PROMPT ->
Omit all pictures, then retype the data exactly as given.

[Start DATASET EXCERPT]

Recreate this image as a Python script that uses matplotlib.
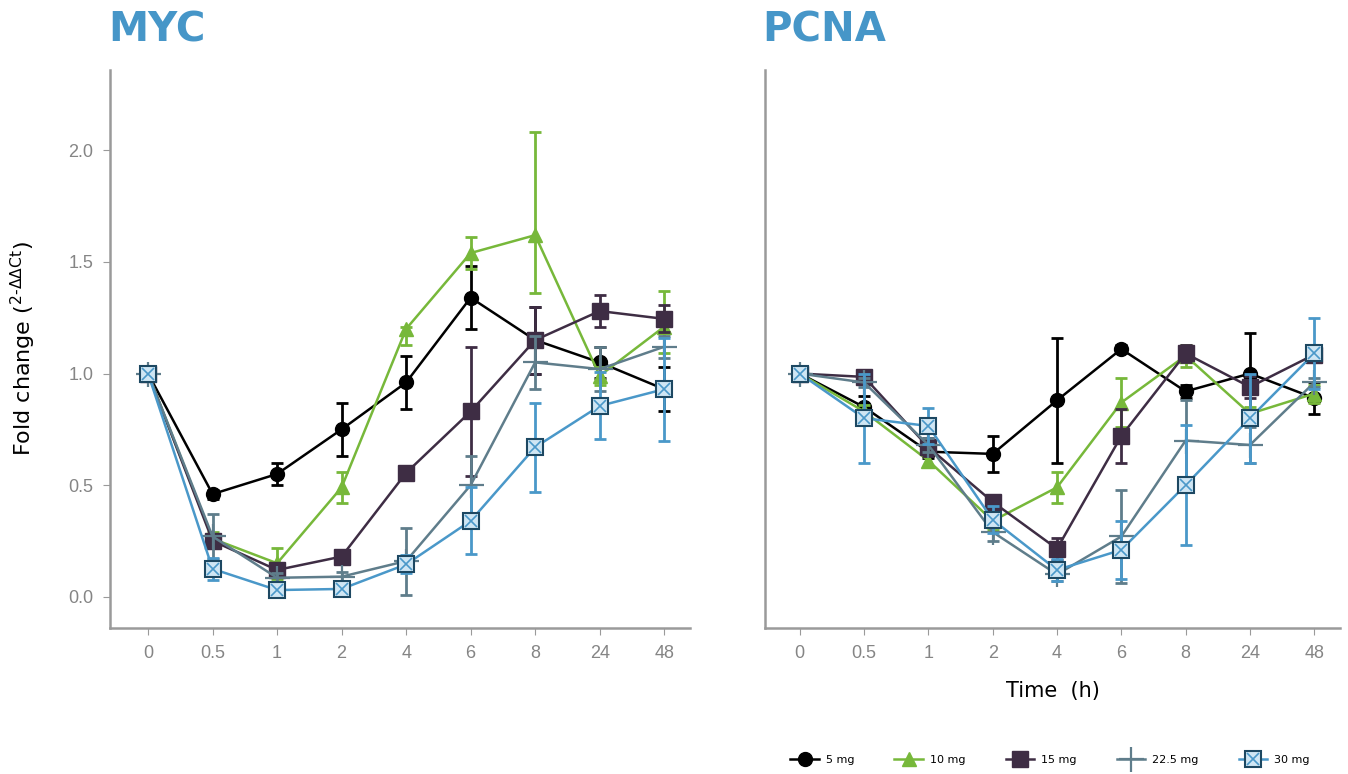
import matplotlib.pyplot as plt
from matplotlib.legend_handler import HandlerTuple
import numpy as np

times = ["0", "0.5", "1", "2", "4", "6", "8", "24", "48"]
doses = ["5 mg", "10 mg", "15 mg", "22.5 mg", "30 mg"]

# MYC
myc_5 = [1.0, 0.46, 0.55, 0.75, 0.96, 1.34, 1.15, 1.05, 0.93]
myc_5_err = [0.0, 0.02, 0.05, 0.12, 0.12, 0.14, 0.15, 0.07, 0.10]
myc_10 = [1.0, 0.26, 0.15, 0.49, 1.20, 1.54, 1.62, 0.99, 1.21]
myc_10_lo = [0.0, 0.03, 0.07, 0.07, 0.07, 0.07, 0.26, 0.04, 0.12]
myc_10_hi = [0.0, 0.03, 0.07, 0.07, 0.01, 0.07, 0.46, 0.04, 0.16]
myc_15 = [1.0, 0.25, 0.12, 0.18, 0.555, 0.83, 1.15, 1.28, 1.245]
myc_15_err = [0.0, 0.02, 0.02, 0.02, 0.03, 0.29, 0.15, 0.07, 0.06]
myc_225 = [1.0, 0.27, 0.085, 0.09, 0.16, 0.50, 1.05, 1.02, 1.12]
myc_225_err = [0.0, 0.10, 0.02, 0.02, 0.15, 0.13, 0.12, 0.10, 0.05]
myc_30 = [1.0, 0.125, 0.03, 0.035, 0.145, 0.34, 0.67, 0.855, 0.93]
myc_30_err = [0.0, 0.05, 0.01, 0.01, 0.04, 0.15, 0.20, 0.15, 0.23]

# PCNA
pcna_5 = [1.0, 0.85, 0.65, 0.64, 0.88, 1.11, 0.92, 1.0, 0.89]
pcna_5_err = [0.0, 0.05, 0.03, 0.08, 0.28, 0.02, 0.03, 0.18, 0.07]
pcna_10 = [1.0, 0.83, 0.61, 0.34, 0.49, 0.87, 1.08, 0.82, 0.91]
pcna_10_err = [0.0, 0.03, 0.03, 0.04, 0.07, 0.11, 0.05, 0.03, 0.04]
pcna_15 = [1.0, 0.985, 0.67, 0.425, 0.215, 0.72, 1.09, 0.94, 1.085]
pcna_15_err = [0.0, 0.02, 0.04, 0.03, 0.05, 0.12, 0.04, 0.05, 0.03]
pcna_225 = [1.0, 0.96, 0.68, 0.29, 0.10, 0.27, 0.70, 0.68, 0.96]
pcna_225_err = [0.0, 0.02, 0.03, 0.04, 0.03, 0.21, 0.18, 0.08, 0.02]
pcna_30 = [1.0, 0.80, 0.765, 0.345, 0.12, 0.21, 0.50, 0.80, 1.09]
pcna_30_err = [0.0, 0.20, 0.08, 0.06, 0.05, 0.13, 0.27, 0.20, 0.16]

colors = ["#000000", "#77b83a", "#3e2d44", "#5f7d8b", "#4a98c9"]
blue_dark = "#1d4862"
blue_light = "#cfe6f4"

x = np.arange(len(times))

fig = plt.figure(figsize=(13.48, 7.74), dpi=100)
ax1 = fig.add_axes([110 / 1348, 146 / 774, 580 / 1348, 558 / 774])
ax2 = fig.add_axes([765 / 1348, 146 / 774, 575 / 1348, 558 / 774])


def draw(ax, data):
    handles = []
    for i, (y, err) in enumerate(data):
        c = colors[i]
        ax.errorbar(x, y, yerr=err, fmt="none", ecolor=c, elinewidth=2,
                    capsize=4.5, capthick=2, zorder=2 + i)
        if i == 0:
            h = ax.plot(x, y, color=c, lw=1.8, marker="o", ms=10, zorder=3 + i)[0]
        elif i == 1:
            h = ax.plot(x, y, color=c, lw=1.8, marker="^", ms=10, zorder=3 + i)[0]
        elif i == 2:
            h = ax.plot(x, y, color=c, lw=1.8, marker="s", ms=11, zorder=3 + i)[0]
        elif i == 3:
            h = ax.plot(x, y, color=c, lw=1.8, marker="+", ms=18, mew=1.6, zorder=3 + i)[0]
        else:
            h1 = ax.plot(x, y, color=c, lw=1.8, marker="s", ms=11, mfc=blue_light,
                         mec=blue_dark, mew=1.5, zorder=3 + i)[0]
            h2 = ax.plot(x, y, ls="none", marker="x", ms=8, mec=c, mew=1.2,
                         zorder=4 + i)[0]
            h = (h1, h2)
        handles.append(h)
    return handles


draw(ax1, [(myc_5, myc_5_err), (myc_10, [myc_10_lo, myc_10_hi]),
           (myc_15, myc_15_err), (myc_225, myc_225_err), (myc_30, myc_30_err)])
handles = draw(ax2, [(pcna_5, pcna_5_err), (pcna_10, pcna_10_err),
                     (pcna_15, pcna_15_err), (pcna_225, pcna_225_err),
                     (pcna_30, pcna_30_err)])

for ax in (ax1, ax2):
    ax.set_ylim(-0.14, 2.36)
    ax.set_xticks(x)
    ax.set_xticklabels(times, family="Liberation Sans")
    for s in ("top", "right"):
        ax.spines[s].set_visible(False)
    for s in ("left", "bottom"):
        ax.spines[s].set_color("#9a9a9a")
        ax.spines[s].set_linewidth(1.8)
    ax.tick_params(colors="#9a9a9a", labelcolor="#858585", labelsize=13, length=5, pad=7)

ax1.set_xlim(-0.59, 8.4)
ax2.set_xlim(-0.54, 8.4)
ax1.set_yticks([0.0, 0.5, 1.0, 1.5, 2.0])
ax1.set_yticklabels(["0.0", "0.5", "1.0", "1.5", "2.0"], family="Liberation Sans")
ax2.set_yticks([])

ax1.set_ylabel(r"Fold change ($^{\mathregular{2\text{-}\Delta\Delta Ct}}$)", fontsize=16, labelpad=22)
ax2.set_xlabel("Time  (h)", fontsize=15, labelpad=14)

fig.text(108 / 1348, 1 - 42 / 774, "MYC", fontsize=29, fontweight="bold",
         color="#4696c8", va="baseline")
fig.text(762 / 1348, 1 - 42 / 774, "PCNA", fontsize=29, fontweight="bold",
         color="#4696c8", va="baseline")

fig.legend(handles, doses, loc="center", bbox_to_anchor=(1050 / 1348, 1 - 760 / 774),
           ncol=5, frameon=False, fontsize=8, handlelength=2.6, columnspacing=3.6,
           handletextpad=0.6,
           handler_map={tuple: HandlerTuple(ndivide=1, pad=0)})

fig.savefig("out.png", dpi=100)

[End DATASET EXCERPT]

ANSWER FOR THIS EXERCISE ->
Recreate this image as a Python script that uses matplotlib.
import matplotlib.pyplot as plt
from matplotlib.legend_handler import HandlerTuple
import numpy as np

times = ["0", "0.5", "1", "2", "4", "6", "8", "24", "48"]
doses = ["5 mg", "10 mg", "15 mg", "22.5 mg", "30 mg"]

# MYC
myc_5 = [1.0, 0.46, 0.55, 0.75, 0.96, 1.34, 1.15, 1.05, 0.93]
myc_5_err = [0.0, 0.02, 0.05, 0.12, 0.12, 0.14, 0.15, 0.07, 0.10]
myc_10 = [1.0, 0.26, 0.15, 0.49, 1.20, 1.54, 1.62, 0.99, 1.21]
myc_10_lo = [0.0, 0.03, 0.07, 0.07, 0.07, 0.07, 0.26, 0.04, 0.12]
myc_10_hi = [0.0, 0.03, 0.07, 0.07, 0.01, 0.07, 0.46, 0.04, 0.16]
myc_15 = [1.0, 0.25, 0.12, 0.18, 0.555, 0.83, 1.15, 1.28, 1.245]
myc_15_err = [0.0, 0.02, 0.02, 0.02, 0.03, 0.29, 0.15, 0.07, 0.06]
myc_225 = [1.0, 0.27, 0.085, 0.09, 0.16, 0.50, 1.05, 1.02, 1.12]
myc_225_err = [0.0, 0.10, 0.02, 0.02, 0.15, 0.13, 0.12, 0.10, 0.05]
myc_30 = [1.0, 0.125, 0.03, 0.035, 0.145, 0.34, 0.67, 0.855, 0.93]
myc_30_err = [0.0, 0.05, 0.01, 0.01, 0.04, 0.15, 0.20, 0.15, 0.23]

# PCNA
pcna_5 = [1.0, 0.85, 0.65, 0.64, 0.88, 1.11, 0.92, 1.0, 0.89]
pcna_5_err = [0.0, 0.05, 0.03, 0.08, 0.28, 0.02, 0.03, 0.18, 0.07]
pcna_10 = [1.0, 0.83, 0.61, 0.34, 0.49, 0.87, 1.08, 0.82, 0.91]
pcna_10_err = [0.0, 0.03, 0.03, 0.04, 0.07, 0.11, 0.05, 0.03, 0.04]
pcna_15 = [1.0, 0.985, 0.67, 0.425, 0.215, 0.72, 1.09, 0.94, 1.085]
pcna_15_err = [0.0, 0.02, 0.04, 0.03, 0.05, 0.12, 0.04, 0.05, 0.03]
pcna_225 = [1.0, 0.96, 0.68, 0.29, 0.10, 0.27, 0.70, 0.68, 0.96]
pcna_225_err = [0.0, 0.02, 0.03, 0.04, 0.03, 0.21, 0.18, 0.08, 0.02]
pcna_30 = [1.0, 0.80, 0.765, 0.345, 0.12, 0.21, 0.50, 0.80, 1.09]
pcna_30_err = [0.0, 0.20, 0.08, 0.06, 0.05, 0.13, 0.27, 0.20, 0.16]

colors = ["#000000", "#77b83a", "#3e2d44", "#5f7d8b", "#4a98c9"]
blue_dark = "#1d4862"
blue_light = "#cfe6f4"

x = np.arange(len(times))

fig = plt.figure(figsize=(13.48, 7.74), dpi=100)
ax1 = fig.add_axes([110 / 1348, 146 / 774, 580 / 1348, 558 / 774])
ax2 = fig.add_axes([765 / 1348, 146 / 774, 575 / 1348, 558 / 774])


def draw(ax, data):
    handles = []
    for i, (y, err) in enumerate(data):
        c = colors[i]
        ax.errorbar(x, y, yerr=err, fmt="none", ecolor=c, elinewidth=2,
                    capsize=4.5, capthick=2, zorder=2 + i)
        if i == 0:
            h = ax.plot(x, y, color=c, lw=1.8, marker="o", ms=10, zorder=3 + i)[0]
        elif i == 1:
            h = ax.plot(x, y, color=c, lw=1.8, marker="^", ms=10, zorder=3 + i)[0]
        elif i == 2:
            h = ax.plot(x, y, color=c, lw=1.8, marker="s", ms=11, zorder=3 + i)[0]
        elif i == 3:
            h = ax.plot(x, y, color=c, lw=1.8, marker="+", ms=18, mew=1.6, zorder=3 + i)[0]
        else:
            h1 = ax.plot(x, y, color=c, lw=1.8, marker="s", ms=11, mfc=blue_light,
                         mec=blue_dark, mew=1.5, zorder=3 + i)[0]
            h2 = ax.plot(x, y, ls="none", marker="x", ms=8, mec=c, mew=1.2,
                         zorder=4 + i)[0]
            h = (h1, h2)
        handles.append(h)
    return handles


draw(ax1, [(myc_5, myc_5_err), (myc_10, [myc_10_lo, myc_10_hi]),
           (myc_15, myc_15_err), (myc_225, myc_225_err), (myc_30, myc_30_err)])
handles = draw(ax2, [(pcna_5, pcna_5_err), (pcna_10, pcna_10_err),
                     (pcna_15, pcna_15_err), (pcna_225, pcna_225_err),
                     (pcna_30, pcna_30_err)])

for ax in (ax1, ax2):
    ax.set_ylim(-0.14, 2.36)
    ax.set_xticks(x)
    ax.set_xticklabels(times, family="Liberation Sans")
    for s in ("top", "right"):
        ax.spines[s].set_visible(False)
    for s in ("left", "bottom"):
        ax.spines[s].set_color("#9a9a9a")
        ax.spines[s].set_linewidth(1.8)
    ax.tick_params(colors="#9a9a9a", labelcolor="#858585", labelsize=13, length=5, pad=7)

ax1.set_xlim(-0.59, 8.4)
ax2.set_xlim(-0.54, 8.4)
ax1.set_yticks([0.0, 0.5, 1.0, 1.5, 2.0])
ax1.set_yticklabels(["0.0", "0.5", "1.0", "1.5", "2.0"], family="Liberation Sans")
ax2.set_yticks([])

ax1.set_ylabel(r"Fold change ($^{\mathregular{2\text{-}\Delta\Delta Ct}}$)", fontsize=16, labelpad=22)
ax2.set_xlabel("Time  (h)", fontsize=15, labelpad=14)

fig.text(108 / 1348, 1 - 42 / 774, "MYC", fontsize=29, fontweight="bold",
         color="#4696c8", va="baseline")
fig.text(762 / 1348, 1 - 42 / 774, "PCNA", fontsize=29, fontweight="bold",
         color="#4696c8", va="baseline")

fig.legend(handles, doses, loc="center", bbox_to_anchor=(1050 / 1348, 1 - 760 / 774),
           ncol=5, frameon=False, fontsize=8, handlelength=2.6, columnspacing=3.6,
           handletextpad=0.6,
           handler_map={tuple: HandlerTuple(ndivide=1, pad=0)})

fig.savefig("out.png", dpi=100)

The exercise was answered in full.